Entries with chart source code

* begin *

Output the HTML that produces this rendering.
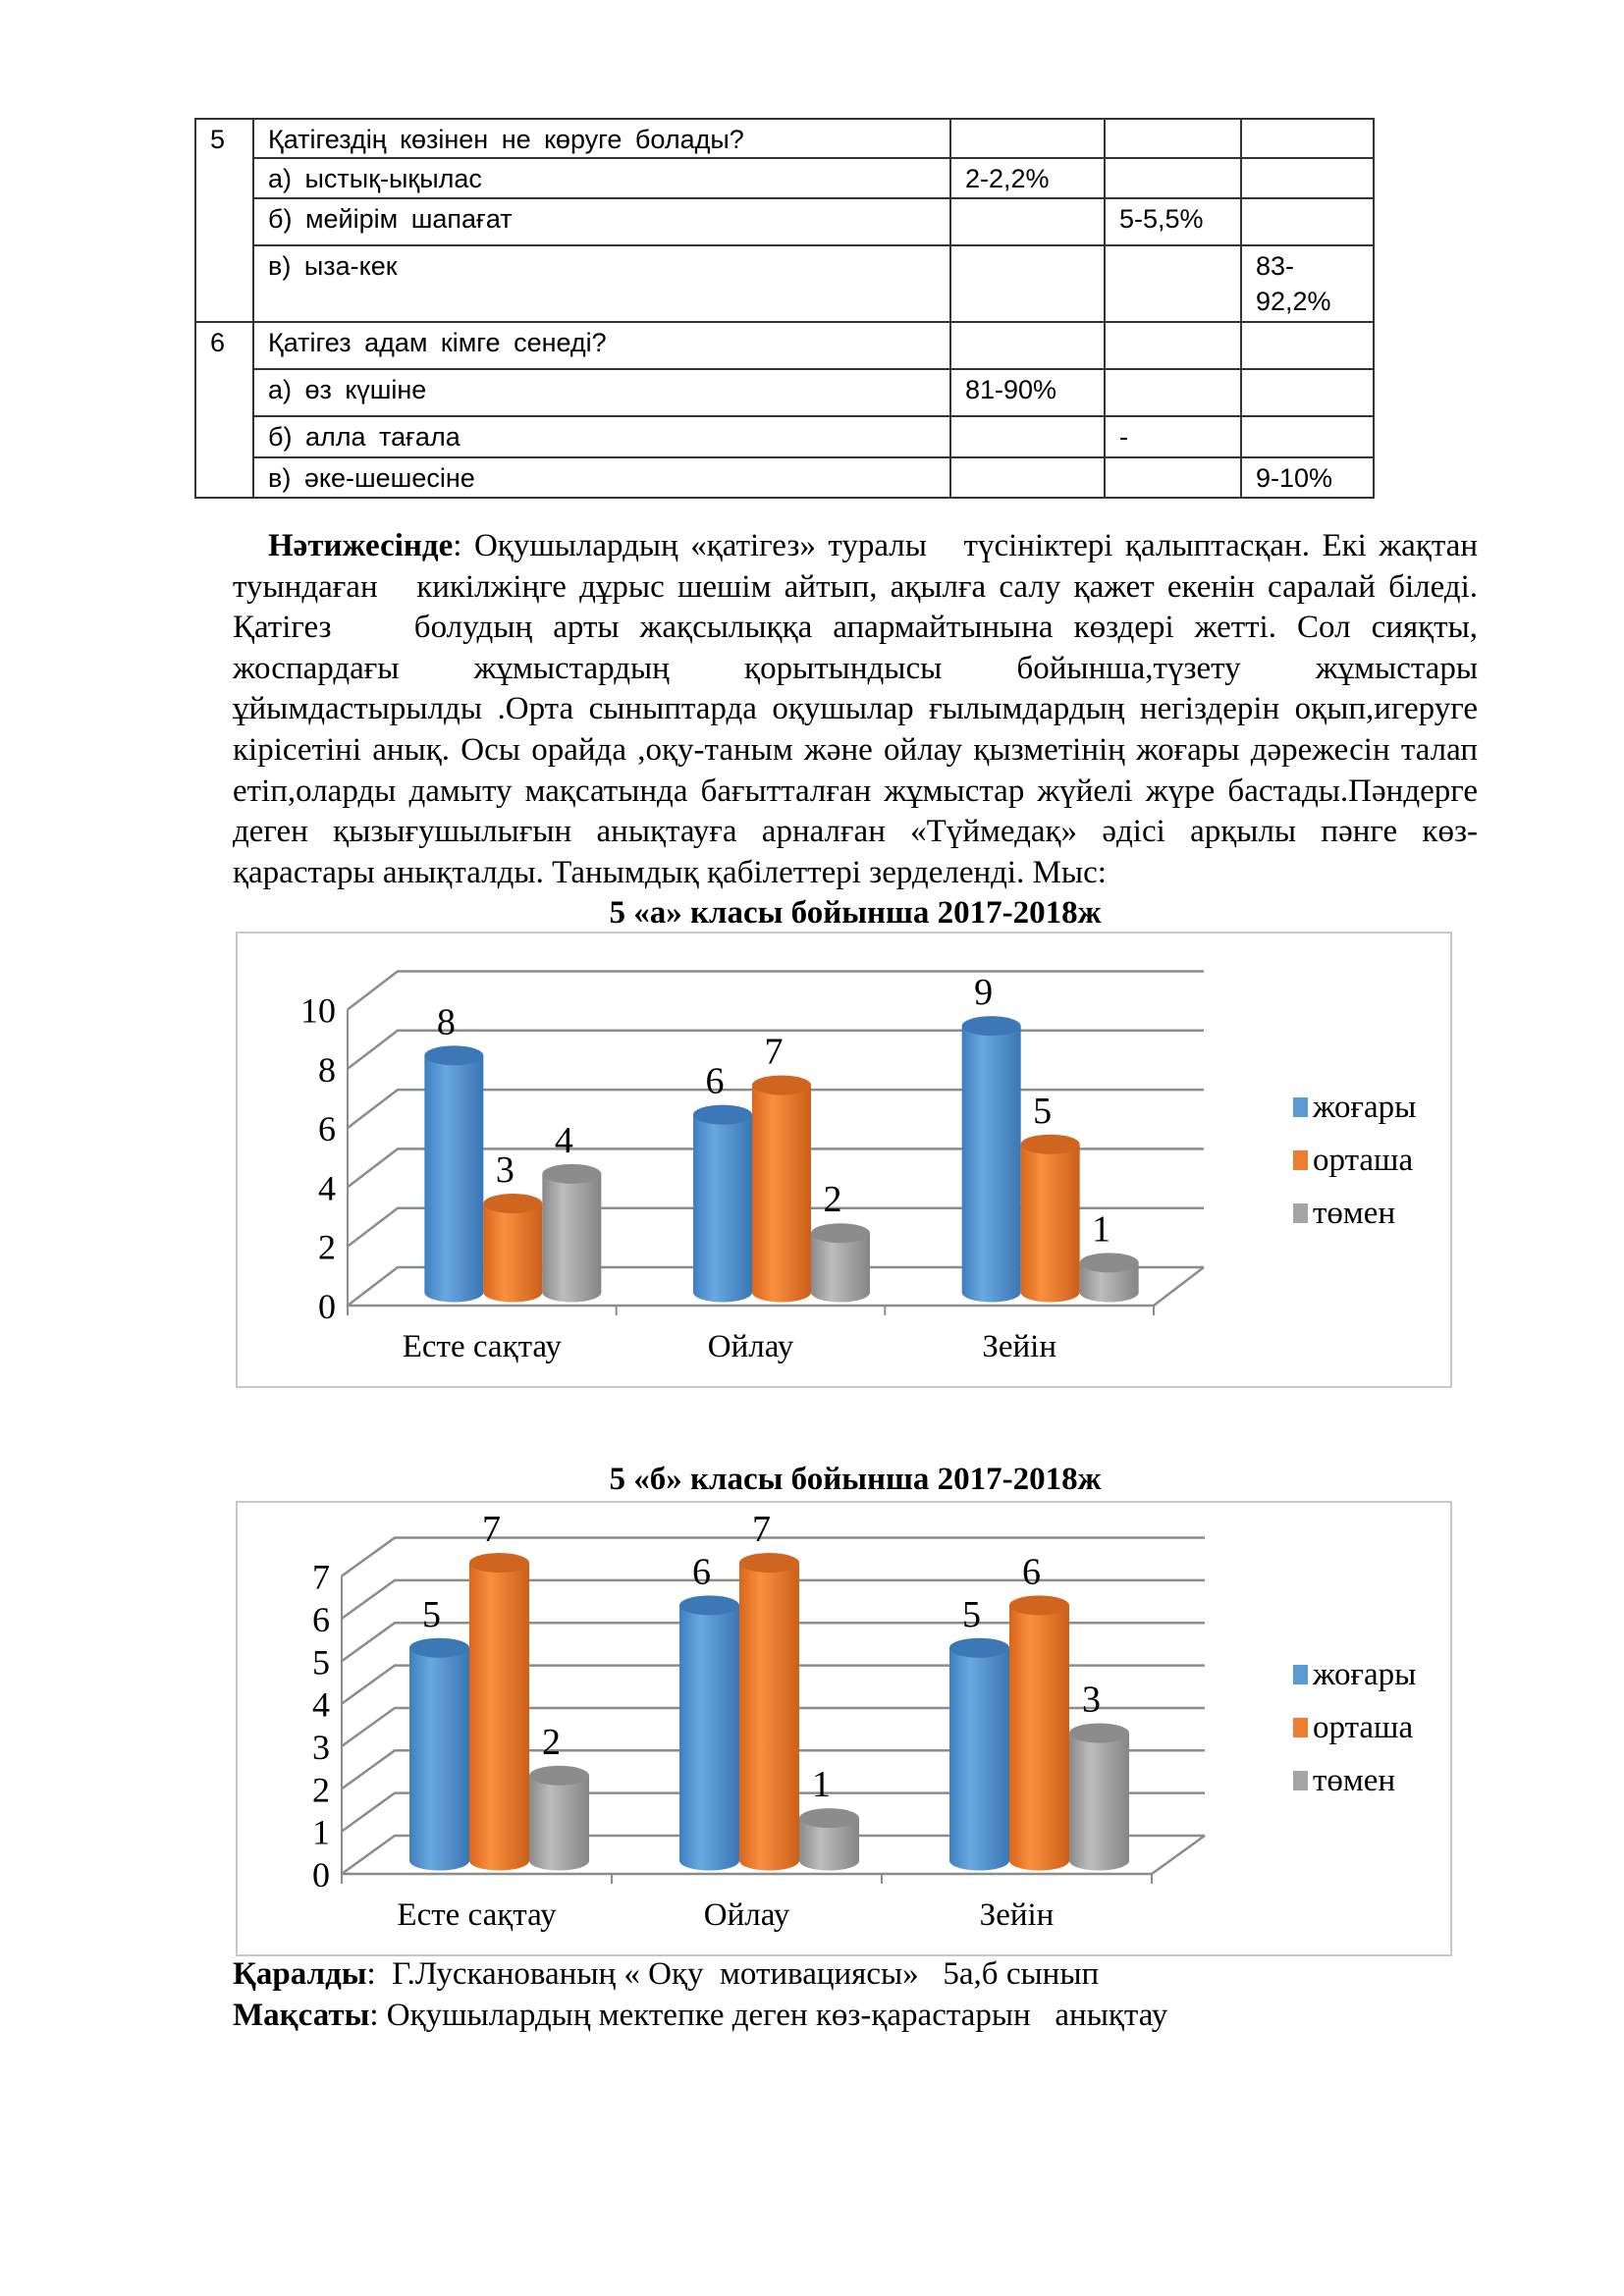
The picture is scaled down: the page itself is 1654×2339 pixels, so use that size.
<!DOCTYPE html>
<html><head><meta charset="utf-8">
<style>
html,body{margin:0;padding:0;background:#fff;}
body{width:1654px;height:2339px;position:relative;overflow:hidden;font-family:"Liberation Serif","Noto Serif CJK SC",serif;color:#000;}
table{position:absolute;left:198px;top:120px;width:1200px;border-collapse:collapse;table-layout:fixed;font-family:"Liberation Sans","Noto Sans CJK SC",sans-serif;font-size:27px;}
td{border:2px solid #333;vertical-align:top;padding:2px 14px 0 14px;word-spacing:6px;line-height:36px;white-space:nowrap;overflow:hidden;}
.p{position:absolute;left:237px;width:1268px;font-size:33px;line-height:41.6px;}
.ln{text-align:justify;text-align-last:justify;white-space:nowrap;height:41.6px;}
.ln.last{text-align-last:left;}
.ttl{position:absolute;left:0;width:1654px;text-align:center;font-weight:bold;font-size:33px;}
svg{position:absolute;left:0;top:0;}
.bt{position:absolute;left:237px;font-size:33px;}
</style></head>
<body>
<table>
<colgroup><col style="width:59px"><col style="width:710px"><col style="width:157px"><col style="width:139px"><col style="width:135px"></colgroup>
<tr style="height:40px"><td rowspan="4" style="border-bottom:2px solid #333">5</td><td>Қатігездің  көзінен  не  көруге  болады?</td><td></td><td></td><td></td></tr>
<tr style="height:41px"><td>а)  ыстық-ықылас</td><td>2-2,2%</td><td></td><td></td></tr>
<tr style="height:48px"><td>б)  мейірім  шапағат</td><td></td><td>5-5,5%</td><td></td></tr>
<tr style="height:78px"><td>в)  ыза-кек</td><td></td><td></td><td>83-<br>92,2%</td></tr>
<tr style="height:48px"><td rowspan="4">6</td><td>Қатігез  адам  кімге  сенеді?</td><td></td><td></td><td></td></tr>
<tr style="height:48px"><td>а)  өз  күшіне</td><td>81-90%</td><td></td><td></td></tr>
<tr style="height:42px"><td>б)  алла  тағала</td><td></td><td>-</td><td></td></tr>
<tr style="height:41px"><td>в)  әке-шешесіне</td><td></td><td></td><td>9-10%</td></tr>
</table>

<div class="p" style="top:536px">
<div class="ln" style="padding-left:36px"><b>Нәтижесінде</b>: Оқушылардың «қатігез» туралы &nbsp; түсініктері қалыптасқан. Екі жақтан</div>
<div class="ln">туындаған &nbsp; кикілжіңге дұрыс шешім айтып, ақылға салу қажет екенін саралай біледі.</div>
<div class="ln">Қатігез &nbsp;&nbsp; болудың арты жақсылыққа апармайтынына көздері жетті. Сол сияқты,</div>
<div class="ln">жоспардағы жұмыстардың қорытындысы бойынша,түзету жұмыстары</div>
<div class="ln">ұйымдастырылды .Орта сыныптарда оқушылар ғылымдардың негіздерін оқып,игеруге</div>
<div class="ln">кірісетіні анық. Осы орайда ,оқу-таным және ойлау қызметінің жоғары дәрежесін талап</div>
<div class="ln">етіп,оларды дамыту мақсатында бағытталған жұмыстар жүйелі жүре бастады.Пәндерге</div>
<div class="ln">деген қызығушылығын анықтауға арналған «Түймедақ» әдісі арқылы пәнге көз-</div>
<div class="ln last">қарастары анықталды. Танымдық қабілеттері зерделенді. Мыс:</div>
</div>

<div class="ttl" style="top:912px;left:44px">5 «а» класы бойынша 2017-2018ж</div>
<div class="ttl" style="top:1489px;left:44px">5 «б» класы бойынша 2017-2018ж</div>

<svg id="chart" width="1654" height="2339">
<defs>
<linearGradient id="gb" x1="0" x2="1"><stop offset="0" stop-color="#3f7fc0"/><stop offset="0.35" stop-color="#6aa8e0"/><stop offset="1" stop-color="#3a76b3"/></linearGradient>
<linearGradient id="go" x1="0" x2="1"><stop offset="0" stop-color="#d9661c"/><stop offset="0.35" stop-color="#f9903f"/><stop offset="1" stop-color="#cc5f19"/></linearGradient>
<linearGradient id="gg" x1="0" x2="1"><stop offset="0" stop-color="#8a8a8a"/><stop offset="0.35" stop-color="#bdbdbd"/><stop offset="1" stop-color="#858585"/></linearGradient>
</defs>
</svg>

<div class="bt" style="top:1993px"><b>Қаралды</b>: &nbsp;Г.Лусканованың « Оқу &nbsp;мотивациясы» &nbsp; 5а,б сынып</div>
<div class="bt" style="top:2035px"><b>Мақсаты</b>: Оқушылардың мектепке деген көз-қарастарын &nbsp; анықтау</div>

<script>
const categories = ["Есте сақтау", "Ойлау", "Зейін"];
const seriesNames = ["жоғары", "орташа", "төмен"];
const chartAHigh = [8, 6, 9];
const chartAMid = [3, 7, 5];
const chartALow = [4, 2, 1];
const chartATicks = [0, 2, 4, 6, 8, 10];
const chartBHigh = [5, 6, 5];
const chartBMid = [7, 7, 6];
const chartBLow = [2, 1, 3];
const chartBTicks = [0, 1, 2, 3, 4, 5, 6, 7];

const NS = "http://www.w3.org/2000/svg";
const svg = document.getElementById('chart');
const fills = ["url(#gb)", "url(#go)", "url(#gg)"];
const tops = ["#3b78b5", "#d0651f", "#8c8c8c"];
const legendColors = ["#5B9BD5", "#ED7D31", "#A5A5A5"];

function mk(tag, attrs, parent) {
  const e = document.createElementNS(NS, tag);
  for (const k in attrs) e.setAttribute(k, attrs[k]);
  (parent || svg).appendChild(e);
  return e;
}

function drawChart(cfg) {
  const g = mk('g', {});
  
  
  mk('rect', {x: cfg.fx, y: cfg.fy, width: cfg.fw, height: cfg.fh, fill: '#fff', stroke: '#c8c8c8', 'stroke-width': 2}, g);
  const maxV = cfg.ticks[cfg.ticks.length - 1];
  const yScale = v => cfg.y0 - v * cfg.unit;
  const dx = cfg.dx, dy = cfg.dy;
  cfg.ticks.forEach(t => {
    const y = yScale(t);
    const gl = mk('polyline', {points: `${cfg.x0},${y} ${cfg.x0 + dx},${y - dy} ${cfg.x1 + dx},${y - dy}`, fill: 'none', stroke: '#8c8c8c', 'stroke-width': 2.5}, g);
    
    
    const tl = mk('text', {x: cfg.x0 - 12, y: y + 13, 'text-anchor': 'end', 'font-size': 36, 'font-family': 'Liberation Serif, serif'}, g);
    tl.textContent = t;
    
    
  });
  mk('line', {x1: cfg.x0, y1: yScale(0), x2: cfg.x0, y2: yScale(maxV), stroke: '#8c8c8c', 'stroke-width': 2}, g);
  mk('line', {x1: cfg.x0, y1: yScale(0), x2: cfg.x1, y2: yScale(0), stroke: '#8c8c8c', 'stroke-width': 2.5}, g);
  mk('line', {x1: cfg.x1, y1: yScale(0), x2: cfg.x1 + dx, y2: yScale(0) - dy, stroke: '#8c8c8c', 'stroke-width': 2.5}, g);
  const cw = (cfg.x1 - cfg.x0) / categories.length;
  for (let i = 0; i <= categories.length; i++) {
    mk('line', {x1: cfg.x0 + i * cw, y1: yScale(0), x2: cfg.x0 + i * cw, y2: yScale(0) + 10, stroke: '#8c8c8c', 'stroke-width': 2}, g);
  }
  categories.forEach((c, i) => {
    const t = mk('text', {x: cfg.x0 + (i + 0.5) * cw, y: yScale(0) + 52, 'text-anchor': 'middle', 'font-size': 33, 'font-family': 'Liberation Serif, serif'}, g);
    t.textContent = c;
    
    
  });
  const bw = cfg.bw, ry = 10;
  const base = yScale(0) - dy / 2 + 6;
  cfg.series.forEach((vals, s) => {
    vals.forEach((v, i) => {
      const cx = cfg.x0 + (i + 0.5) * cw + dx / 2 + (s - 1) * bw + cfg.shift;
      const top = base - v * cfg.unit;
      const bg = mk('g', {}, g);
      
      
      mk('ellipse', {cx: cx, cy: base, rx: bw / 2, ry: ry, fill: fills[s]}, bg);
      mk('rect', {x: cx - bw / 2, y: top, width: bw, height: base - top, fill: fills[s]}, bg);
      mk('ellipse', {cx: cx, cy: top, rx: bw / 2, ry: ry, fill: tops[s]}, bg);
      const lb = mk('text', {x: cx - 8, y: top - 22, 'text-anchor': 'middle', 'font-size': 38, 'font-family': 'Liberation Serif, serif'}, g);
      lb.textContent = v;
      
      
    });
  });
  seriesNames.forEach((n, s) => {
    const y = cfg.ly + s * 54;
    const sq = mk('rect', {x: 1317, y: y - 20, width: 15, height: 20, fill: legendColors[s]}, g);
    
    
    const t = mk('text', {x: 1337, y: y, 'font-size': 33, 'font-family': 'Liberation Serif, serif'}, g);
    t.textContent = n;
    
    
  });
}

drawChart({name: 'chart-5a', fx: 241, fy: 950, fw: 1237, fh: 463, x0: 354, x1: 1175, y0: 1330, unit: 30.15,
  dx: 51, dy: 39, bw: 60, shift: 6, ticks: chartATicks, series: [chartAHigh, chartAMid, chartALow], ly: 1138});
drawChart({name: 'chart-5b', fx: 241, fy: 1530, fw: 1237, fh: 462, x0: 348, x1: 1173, y0: 1909, unit: 43.35,
  dx: 54, dy: 39, bw: 61, shift: -4, ticks: chartBTicks, series: [chartBHigh, chartBMid, chartBLow], ly: 1716});
</script>
</body></html>
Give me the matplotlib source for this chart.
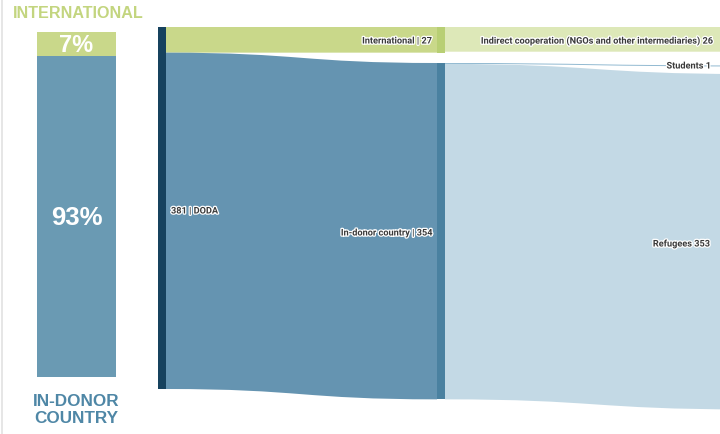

* end *

- _WRITTEN PROBLEM_:
Out of the material above, select every line that holds the string "size".

- _SOLUTION TO THIS EXERCISE_:
The picture is scaled down: the page itself is 1654×2339 pixels, so use that size.
table{position:absolute;left:198px;top:120px;width:1200px;border-collapse:collapse;table-layout:fixed;font-family:"Liberation Sans","Noto Sans CJK SC",sans-serif;font-size:27px;}
.p{position:absolute;left:237px;width:1268px;font-size:33px;line-height:41.6px;}
.ttl{position:absolute;left:0;width:1654px;text-align:center;font-weight:bold;font-size:33px;}
.bt{position:absolute;left:237px;font-size:33px;}
    const tl = mk('text', {x: cfg.x0 - 12, y: y + 13, 'text-anchor': 'end', 'font-size': 36, 'font-family': 'Liberation Serif, serif'}, g);
    const t = mk('text', {x: cfg.x0 + (i + 0.5) * cw, y: yScale(0) + 52, 'text-anchor': 'middle', 'font-size': 33, 'font-family': 'Liberation Serif, serif'}, g);
      const lb = mk('text', {x: cx - 8, y: top - 22, 'text-anchor': 'middle', 'font-size': 38, 'font-family': 'Liberation Serif, serif'}, g);
    const t = mk('text', {x: 1337, y: y, 'font-size': 33, 'font-family': 'Liberation Serif, serif'}, g);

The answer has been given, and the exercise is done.